I do have some good memories of this place. The pantry, for one, which was roughly the size of my entire current apartment and always stocked with snacks; the way you could be on one end of the house hooking up with your teenage boyfriend and your parents couldn’t hear on account of being a half a mile away in their bedroom; the fact that my mom was queen of the castle, so when I was there, she was taking care of me. It was something comforting to return to when I was in college and living in houses that were quite literally falling to the ground. I hated the suburbs, sure, but I loved how you could see the stars in the sky, walk around in the middle of the night safely, jump a fence to a pool and the worst that would happen is a soccer mom would furrow her eyebrows at you through a glass-brick window.
And of course, once I moved to New York, our McMansion became my post-ironic luxury. Every time I would visit I’d take photos of myself in my mom’s spa-like bathroom, walk around in her terry cloth robe sipping champagne, bask in the sun in an adirondack chair and worry about absolutely nothing. That’s what the suburbs are good for – while they may not be an entirely accurate representation of your reality, if in fact you are in the market for a comfortable delusion, they are always there for you. At 23, living in a rat infested building and making $300 a week, I loved going home again to play pretend.

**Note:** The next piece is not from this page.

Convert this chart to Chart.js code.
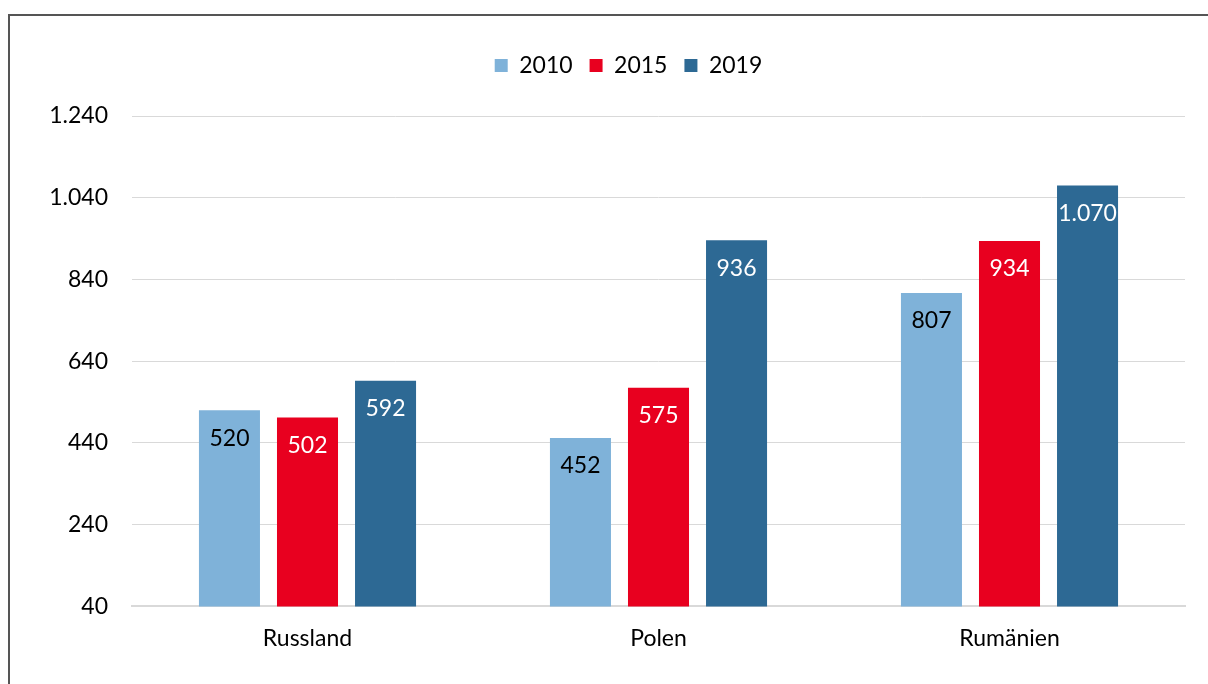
<!DOCTYPE html>
<html>
<head>
<meta charset="utf-8">
<script src="https://cdn.jsdelivr.net/npm/chart.js@4.4.1/dist/chart.umd.min.js"></script>
<style>
  html, body { margin: 0; padding: 0; background: #fff; overflow: hidden; }
  #frame { position: absolute; left: 8px; top: 14px; width: 1400px; height: 900px; border: 2px solid #555; box-sizing: border-box; }
  #wrap { position: absolute; left: 0; top: 0; width: 1208px; height: 684px; }
</style>
</head>
<body>
<div id="frame"></div>
<div id="wrap"><canvas id="chart"></canvas></div>
<script>
// values
const countries = ['Russland', 'Polen', 'Rumänien'];
const years = ['2010', '2015', '2019'];
const values2010 = [520, 452, 807];
const values2015 = [502, 575, 934];
const values2019 = [592, 936, 1070];
const yTicks = [40, 240, 440, 640, 840, 1040, 1240];

const colors = ['#7fb2d9', '#e8001f', '#2d6994'];
const labelColors = ['#000000', '#ffffff', '#ffffff'];

const fmt = (v) => String(v).replace(/\B(?=(\d{3})+(?!\d))/g, '.');

// draws the value just below the top of each bar
const valueLabels = {
  id: 'valueLabels',
  afterDatasetsDraw(chart) {
    const ctx = chart.ctx;
    ctx.save();
    ctx.font = '23px Lato';
    ctx.textAlign = 'center';
    ctx.textBaseline = 'middle';
    chart.data.datasets.forEach((ds, i) => {
      chart.getDatasetMeta(i).data.forEach((bar, j) => {
        ctx.fillStyle = labelColors[i];
        ctx.fillText(fmt(ds.data[j]), bar.x, bar.y + 28);
      });
    });
    ctx.restore();
  }
};

// legend in the original sits right of centre and higher above the plot
const shiftLegend = {
  id: 'shiftLegend',
  afterLayout(chart) {
    const l = chart.legend;
    l.left += 36;
    l.right += 36;
    l.top -= 29;
    l.bottom -= 29;
  }
};

const series = [values2010, values2015, values2019];

new Chart(document.getElementById('chart'), {
  type: 'bar',
  data: {
    labels: countries,
    datasets: years.map((y, i) => ({
      label: y,
      data: series[i],
      backgroundColor: colors[i],
      categoryPercentage: 0.667,
      barPercentage: 0.782
    }))
  },
  options: {
    responsive: true,
    maintainAspectRatio: false,
    animation: false,
    layout: { padding: { top: 66, right: 23, bottom: 14, left: 0 } },
    plugins: {
      legend: {
        position: 'top',
        labels: {
          font: { family: 'Lato', size: 23 },
          color: '#000',
          boxWidth: 13,
          boxHeight: 13,
          padding: 17
        }
      },
      tooltip: { enabled: false }
    },
    scales: {
      x: {
        grid: { display: false, drawTicks: false },
        border: { color: '#d9d9d9', width: 2 },
        ticks: { font: { family: 'Lato', size: 23 }, color: '#000', padding: 18 }
      },
      y: {
        min: 40,
        max: 1240,
        afterBuildTicks: (scale) => { scale.ticks = yTicks.map(v => ({ value: v })); },
        afterFit: (scale) => { scale.width = 132; },
        grid: { color: '#d9d9d9', lineWidth: 1, drawTicks: false },
        border: { display: false },
        ticks: {
          font: { family: 'Lato', size: 23 },
          color: '#000',
          padding: 24,
          callback: (v) => fmt(v)
        }
      }
    }
  },
  plugins: [valueLabels, shiftLegend]
});
</script>
</body>
</html>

The house sold back in April when the Bradys came un-bunched. But I don’t miss it. It was too much, like a lot of things that were going on at the time. And now a new young family lives there and my mom lives in a lovely house not too far away. But looking at the photos of it, I have to say I am overwhelmed with nostalgia. On Google street view you can see our old cars in the driveway, and for a second it really got to me. I don’t miss the house really, or the neighborhood, or most of the family. I guess part of me just misses the safety of having a home base at all. Misses not knowing the truth: that you can’t go back to the past, that everything disappears eventually, that some things weren’t made to last in the first place.
ANYWAY, the blog is funny as shit, and I am basically in love with Kate and her taste level/depth of knowledge/dry-as-heck wit. Apparently we’re from the same place and all, so unless she’s like 75, we MUST have some mutual friends. If you know her, introduce me, so we can get married ironically on the steps of a McMansion.